I'm taking a film class, and yesterday we watched a movie called Kramer vs Kramer. The movie is about a couple who have been married for 8 years, and have a 6 year old son together. One day the mother decides that she's not good enough and walks out. 18 months later, after the father and son have adjusted to living life without the mother, she comes back and says she wants her son back, and sues for custody. She ends up winning custody but at the end of the story she doesn't take the son, because she doesn't want to turn his world upside down again. Watching this movie brought me back to my own childhood, when my parents were locked in a brutal custody battle for my brothers and I. In my case, we had to meet with a guardian
atlightem every week or so, to determine which parent we wanted to live with. I consistently wanted to be with my Daddy, but my brothers wanted to be with our Mom. My older brother, who is not my father's son, but the product of my mother's previous marriage, wanted to live with our Mom because he was abused by my father, as a result of his alcoholism, from which he is now recovering, and my twin brother wanted to live with our Mom because he is a
Mamma's boy, and had never gone a night away from her. I was very much a Daddy's girl and wanted to spend the rest of my days with him, watching baseball and eating
cheeseburgers.
Since we were all so young (My twin and I were 6, our brother 10), and since the court favors mothers, and keeps children, especially twins, together (among other reasons that I was not privy to at the time), we were assigned to our mother's house, in Florida, with her new husband and a stepsister we had never met.
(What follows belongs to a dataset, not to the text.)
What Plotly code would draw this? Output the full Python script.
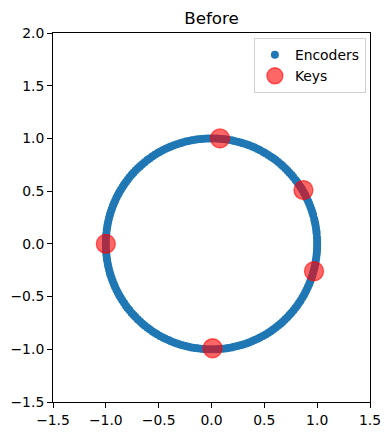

The one theme from Kramer vs Kramer that really resonated with me, was that the little boy's world would be flipped around, again, just as it had 18 months before, and just as it had in mine, and so many other children's cases. I hope that when I one day have children and/or get married, I will remember what I went through, and hopefully come to a peaceful agreement, without hurting the children too much.
I hope you get to watch a lot of baseball and eat a lot of cheeseburgers with your kids.